Your objective:
Retype only the lines below from the one with "Write the matplotlib code for this chart." to the one with "ax.set_axisbelow(True)", inclusive, skipping every image.

** start of Stored data **

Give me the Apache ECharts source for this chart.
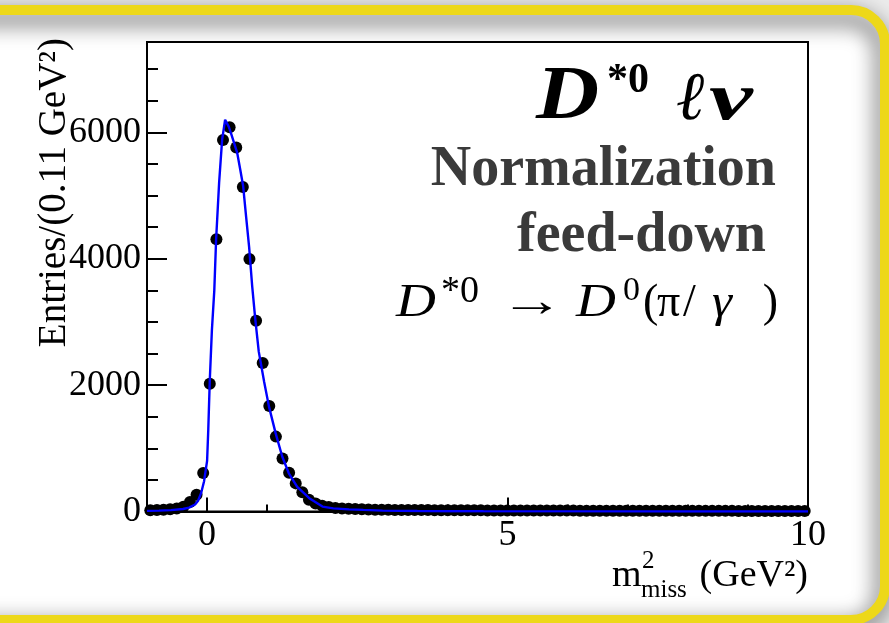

** end of Stored data **
** start of Stored data **

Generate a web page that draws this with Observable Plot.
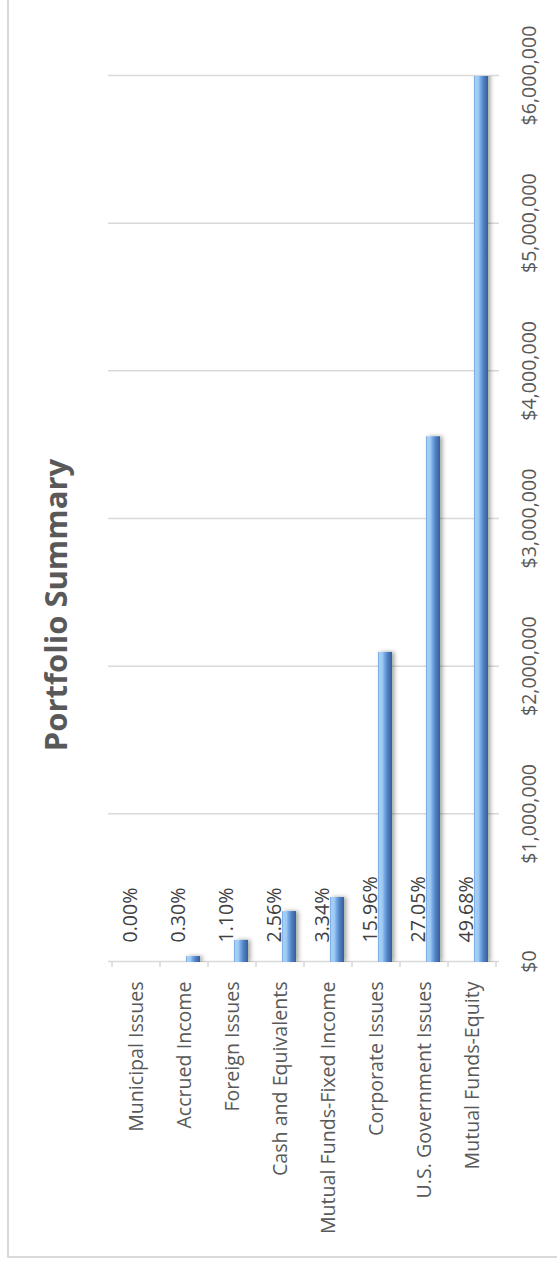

** end of Stored data **
** start of Stored data **

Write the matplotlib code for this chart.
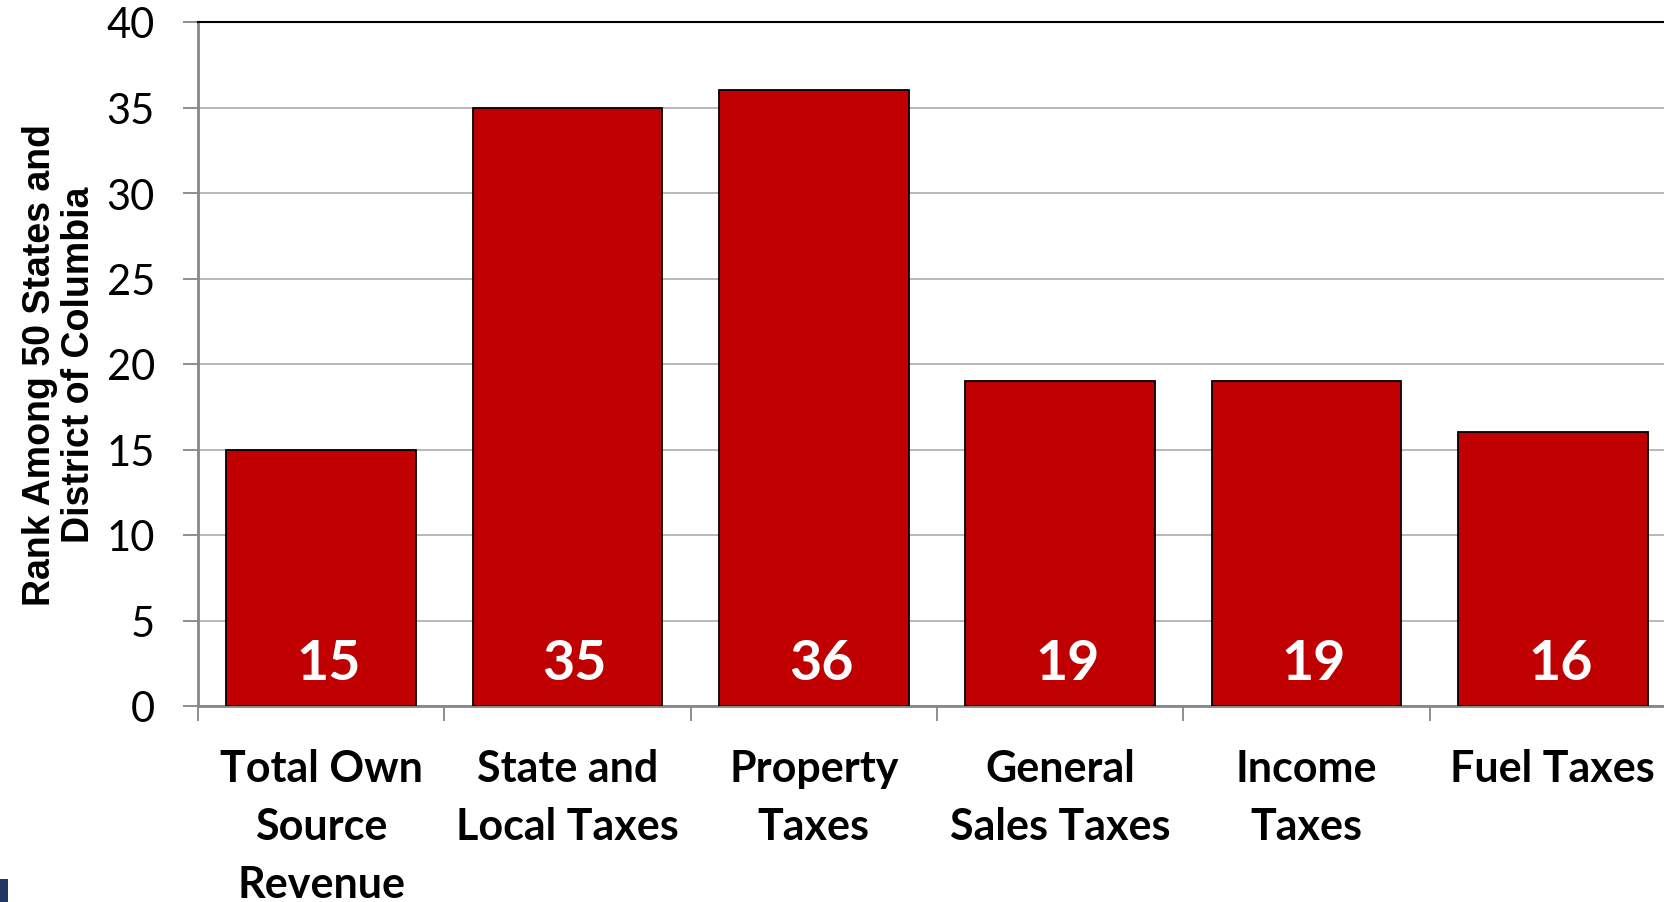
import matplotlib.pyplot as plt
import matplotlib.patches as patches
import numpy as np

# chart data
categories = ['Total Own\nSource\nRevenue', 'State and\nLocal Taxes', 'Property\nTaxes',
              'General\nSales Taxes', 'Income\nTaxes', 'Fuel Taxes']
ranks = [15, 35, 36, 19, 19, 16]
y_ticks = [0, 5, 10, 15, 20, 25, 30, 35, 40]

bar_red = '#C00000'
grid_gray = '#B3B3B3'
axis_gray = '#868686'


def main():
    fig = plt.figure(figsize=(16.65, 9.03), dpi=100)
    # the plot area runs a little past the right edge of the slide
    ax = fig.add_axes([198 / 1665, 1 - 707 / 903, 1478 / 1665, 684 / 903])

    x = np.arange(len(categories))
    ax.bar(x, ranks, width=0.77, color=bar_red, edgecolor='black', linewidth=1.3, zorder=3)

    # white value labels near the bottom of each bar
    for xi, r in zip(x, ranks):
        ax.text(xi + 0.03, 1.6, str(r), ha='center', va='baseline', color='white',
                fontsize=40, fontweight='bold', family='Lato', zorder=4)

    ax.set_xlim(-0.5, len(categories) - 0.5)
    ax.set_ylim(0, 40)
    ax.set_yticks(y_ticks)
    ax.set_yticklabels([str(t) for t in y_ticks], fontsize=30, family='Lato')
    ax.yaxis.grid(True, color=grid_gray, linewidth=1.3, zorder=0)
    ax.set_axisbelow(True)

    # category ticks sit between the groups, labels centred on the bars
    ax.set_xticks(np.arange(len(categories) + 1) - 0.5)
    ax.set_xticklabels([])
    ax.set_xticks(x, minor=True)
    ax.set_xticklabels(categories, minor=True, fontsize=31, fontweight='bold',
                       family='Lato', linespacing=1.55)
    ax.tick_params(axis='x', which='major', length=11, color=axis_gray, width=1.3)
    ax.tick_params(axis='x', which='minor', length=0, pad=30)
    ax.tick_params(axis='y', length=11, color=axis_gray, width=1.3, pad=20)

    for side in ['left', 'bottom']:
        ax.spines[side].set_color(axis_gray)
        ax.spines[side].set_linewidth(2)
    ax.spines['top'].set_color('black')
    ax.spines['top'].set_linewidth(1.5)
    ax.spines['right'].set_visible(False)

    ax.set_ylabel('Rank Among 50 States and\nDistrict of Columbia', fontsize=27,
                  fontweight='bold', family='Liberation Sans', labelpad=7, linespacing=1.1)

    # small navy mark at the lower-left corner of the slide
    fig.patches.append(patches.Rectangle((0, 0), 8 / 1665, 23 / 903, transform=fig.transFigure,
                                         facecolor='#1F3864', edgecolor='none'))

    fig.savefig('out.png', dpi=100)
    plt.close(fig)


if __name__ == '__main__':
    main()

** end of Stored data **

Task result:
Write the matplotlib code for this chart.
import matplotlib.pyplot as plt
import matplotlib.patches as patches
import numpy as np

# chart data
categories = ['Total Own\nSource\nRevenue', 'State and\nLocal Taxes', 'Property\nTaxes',
              'General\nSales Taxes', 'Income\nTaxes', 'Fuel Taxes']
ranks = [15, 35, 36, 19, 19, 16]
y_ticks = [0, 5, 10, 15, 20, 25, 30, 35, 40]

bar_red = '#C00000'
grid_gray = '#B3B3B3'
axis_gray = '#868686'


def main():
    fig = plt.figure(figsize=(16.65, 9.03), dpi=100)
    # the plot area runs a little past the right edge of the slide
    ax = fig.add_axes([198 / 1665, 1 - 707 / 903, 1478 / 1665, 684 / 903])

    x = np.arange(len(categories))
    ax.bar(x, ranks, width=0.77, color=bar_red, edgecolor='black', linewidth=1.3, zorder=3)

    # white value labels near the bottom of each bar
    for xi, r in zip(x, ranks):
        ax.text(xi + 0.03, 1.6, str(r), ha='center', va='baseline', color='white',
                fontsize=40, fontweight='bold', family='Lato', zorder=4)

    ax.set_xlim(-0.5, len(categories) - 0.5)
    ax.set_ylim(0, 40)
    ax.set_yticks(y_ticks)
    ax.set_yticklabels([str(t) for t in y_ticks], fontsize=30, family='Lato')
    ax.yaxis.grid(True, color=grid_gray, linewidth=1.3, zorder=0)
    ax.set_axisbelow(True)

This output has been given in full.